■ TASK DIRECTIONS ■
Begin with the first line below and retype each line exactly through the line containing "handles[label] = h". Any pictures are to be left out.

• • •

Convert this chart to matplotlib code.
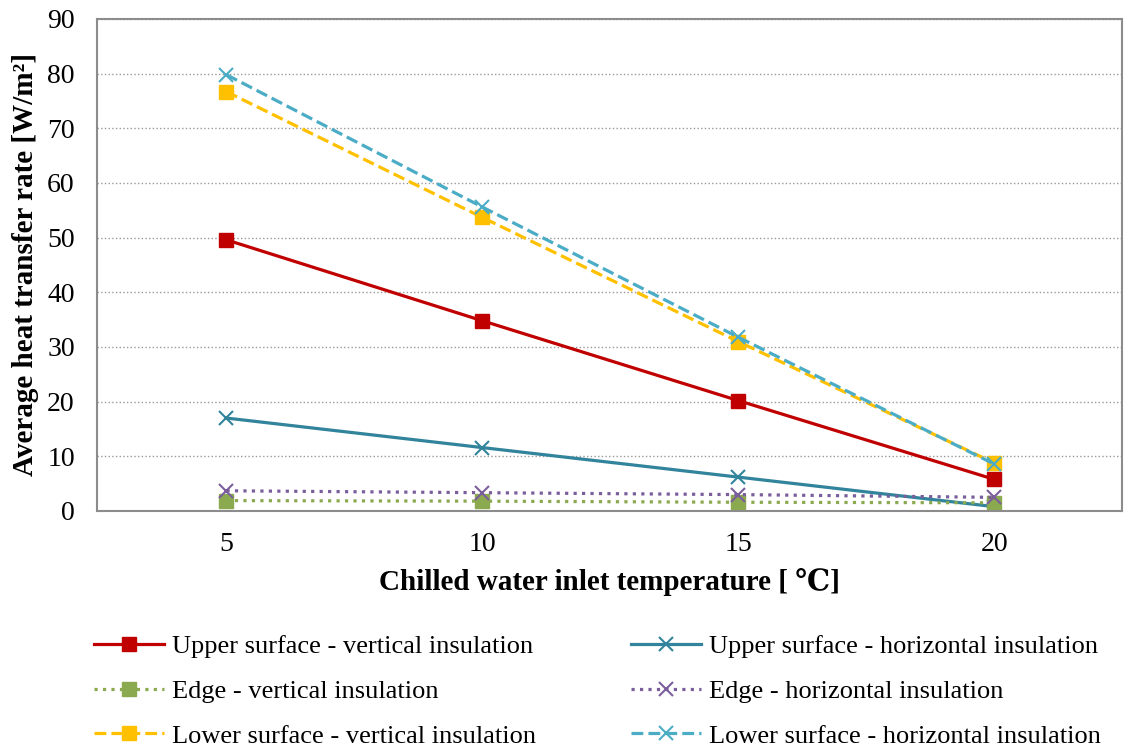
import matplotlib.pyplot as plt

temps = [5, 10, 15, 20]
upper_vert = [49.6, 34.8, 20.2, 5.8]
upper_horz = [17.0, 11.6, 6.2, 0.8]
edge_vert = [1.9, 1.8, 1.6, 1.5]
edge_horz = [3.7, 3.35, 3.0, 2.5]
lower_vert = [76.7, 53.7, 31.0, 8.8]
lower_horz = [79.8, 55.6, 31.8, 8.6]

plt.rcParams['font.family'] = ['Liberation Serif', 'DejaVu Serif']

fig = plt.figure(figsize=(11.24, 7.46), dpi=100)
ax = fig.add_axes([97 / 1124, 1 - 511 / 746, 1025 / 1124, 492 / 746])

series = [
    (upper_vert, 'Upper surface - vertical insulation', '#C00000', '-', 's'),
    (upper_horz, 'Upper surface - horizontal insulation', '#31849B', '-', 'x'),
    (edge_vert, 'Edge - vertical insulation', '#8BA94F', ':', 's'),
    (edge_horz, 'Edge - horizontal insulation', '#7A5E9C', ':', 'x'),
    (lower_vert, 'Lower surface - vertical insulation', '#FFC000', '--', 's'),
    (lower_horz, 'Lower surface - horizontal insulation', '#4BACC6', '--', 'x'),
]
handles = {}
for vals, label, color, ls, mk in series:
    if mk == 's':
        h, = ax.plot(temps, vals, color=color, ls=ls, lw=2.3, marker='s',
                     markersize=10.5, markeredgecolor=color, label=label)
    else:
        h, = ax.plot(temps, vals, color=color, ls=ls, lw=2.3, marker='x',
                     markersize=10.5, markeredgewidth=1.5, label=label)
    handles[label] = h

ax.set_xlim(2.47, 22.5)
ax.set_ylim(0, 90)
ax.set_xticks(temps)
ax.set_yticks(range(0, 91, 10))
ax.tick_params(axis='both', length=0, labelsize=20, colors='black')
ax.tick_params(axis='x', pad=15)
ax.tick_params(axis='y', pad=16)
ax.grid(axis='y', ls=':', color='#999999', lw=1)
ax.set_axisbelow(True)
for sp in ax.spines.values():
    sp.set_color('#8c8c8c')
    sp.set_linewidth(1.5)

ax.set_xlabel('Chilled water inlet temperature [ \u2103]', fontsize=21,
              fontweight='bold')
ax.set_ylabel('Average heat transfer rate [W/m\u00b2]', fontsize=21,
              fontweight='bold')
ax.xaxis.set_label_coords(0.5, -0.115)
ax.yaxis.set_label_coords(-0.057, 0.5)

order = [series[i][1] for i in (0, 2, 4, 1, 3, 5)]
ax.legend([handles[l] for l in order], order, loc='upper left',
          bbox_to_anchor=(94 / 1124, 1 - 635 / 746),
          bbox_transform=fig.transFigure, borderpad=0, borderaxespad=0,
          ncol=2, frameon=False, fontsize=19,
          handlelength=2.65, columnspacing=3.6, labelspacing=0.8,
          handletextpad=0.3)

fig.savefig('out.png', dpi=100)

• • •

■ FINISHED ANSWER ■
Convert this chart to matplotlib code.
import matplotlib.pyplot as plt

temps = [5, 10, 15, 20]
upper_vert = [49.6, 34.8, 20.2, 5.8]
upper_horz = [17.0, 11.6, 6.2, 0.8]
edge_vert = [1.9, 1.8, 1.6, 1.5]
edge_horz = [3.7, 3.35, 3.0, 2.5]
lower_vert = [76.7, 53.7, 31.0, 8.8]
lower_horz = [79.8, 55.6, 31.8, 8.6]

plt.rcParams['font.family'] = ['Liberation Serif', 'DejaVu Serif']

fig = plt.figure(figsize=(11.24, 7.46), dpi=100)
ax = fig.add_axes([97 / 1124, 1 - 511 / 746, 1025 / 1124, 492 / 746])

series = [
    (upper_vert, 'Upper surface - vertical insulation', '#C00000', '-', 's'),
    (upper_horz, 'Upper surface - horizontal insulation', '#31849B', '-', 'x'),
    (edge_vert, 'Edge - vertical insulation', '#8BA94F', ':', 's'),
    (edge_horz, 'Edge - horizontal insulation', '#7A5E9C', ':', 'x'),
    (lower_vert, 'Lower surface - vertical insulation', '#FFC000', '--', 's'),
    (lower_horz, 'Lower surface - horizontal insulation', '#4BACC6', '--', 'x'),
]
handles = {}
for vals, label, color, ls, mk in series:
    if mk == 's':
        h, = ax.plot(temps, vals, color=color, ls=ls, lw=2.3, marker='s',
                     markersize=10.5, markeredgecolor=color, label=label)
    else:
        h, = ax.plot(temps, vals, color=color, ls=ls, lw=2.3, marker='x',
                     markersize=10.5, markeredgewidth=1.5, label=label)
    handles[label] = h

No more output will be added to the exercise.